In 117 the proud emperor wisely elected to withdraw from Mesopotamia, and died in retreat in Cilicia. His adopted son and successor, Hadrian, returned Mesopotamia to Parthia the following year. “Thus it was,” wrote Dio, “that the Romans, in conquering Armenia, most of Mesopotamia, and the Parthians, had undergone severe hardships and dangers for naught.” But as historian B. W. Henderson put it, “it was very wise to abandon what could not be kept.” Mesopotamia resumed its former status as a prosperous part of Persia. The citizens of Rome didn’t suffer from the loss of a couple of briefly-held eastern provinces, or the revival of Parthian power up until that empire’s fall over a century later. Nor did it suffer when Hadrian, on the island of Britain at the other end of the empire, elected to build his famous barrier between Rome and “barbarian” Celtic tribes. Hadrian’s Wall, marking the boundary of Roman Britain, denoted the realistic recognition of the limits of imperial power.
Ibn Khaldun, that fine fourteenth-century North African Arab Muslim scholar, one of the greatest historical thinkers of all time, cautioned against judging “by comparison and by analogy.” Many, he observed, “draw analogies between the events of the past and those that take place around them, judging the past by what they know of the present. Yet the difference between the two periods may be great, thus leading to gross error.”
Point well taken.

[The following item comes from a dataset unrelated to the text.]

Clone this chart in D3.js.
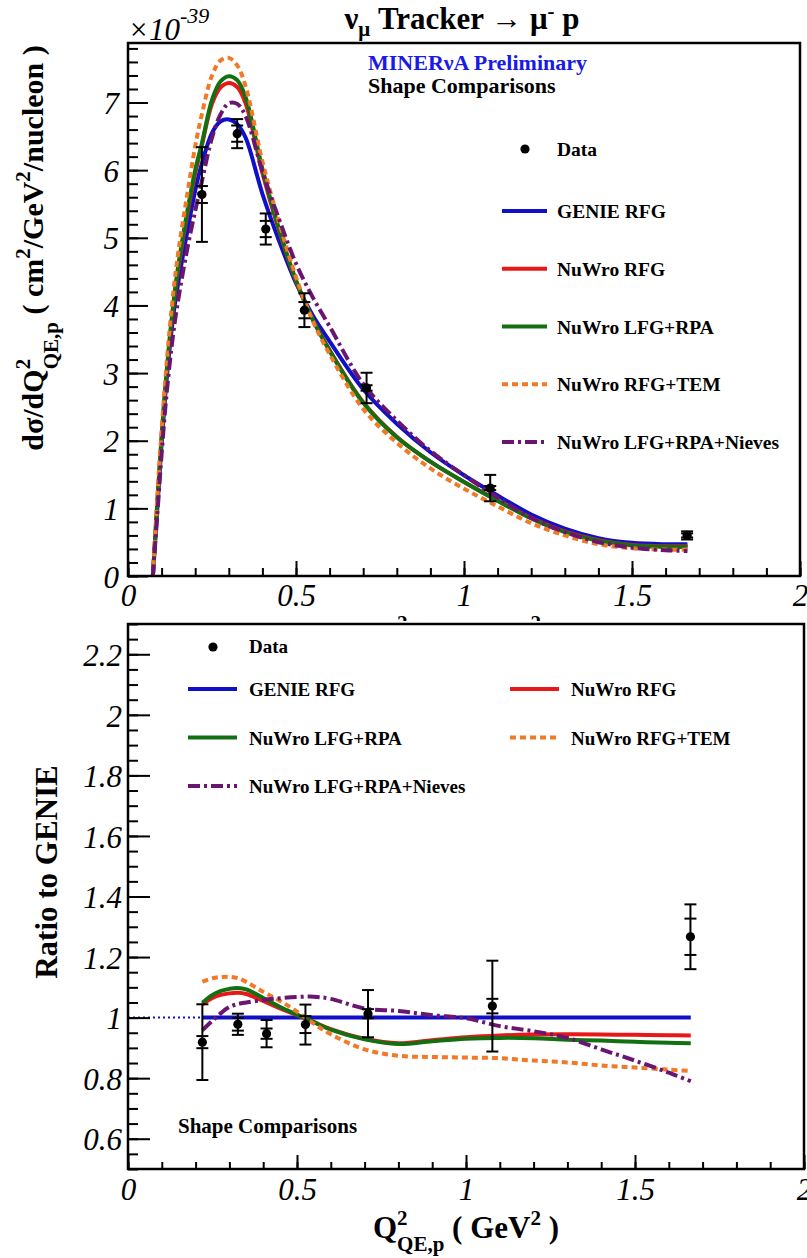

I draw no analogies here. The current empire is mired in Iraq, drawn there by an emperor using a pretext to win renown, producing by his invasion widespread outrage conditioned by religious fanaticism. The empire’s troops face what the Romans faced in Mesopotamia in Gibbon’s words, the legionnaires were “fainting with heat and thirst, could neither hope for victory if they preserved their ranks, nor break their ranks without exposing themselves to the most immanent danger. In this situation they were gradually encompassed by the encompassing numbers, harassed by the rapid evolutions, and destroyed by the arrows of the barbarian cavalry. ”
Yes, there are parallels. But if America is comparable to Rome, George Bush is surely no Trajan, and to draw an analogy between the two would indeed produce gross error.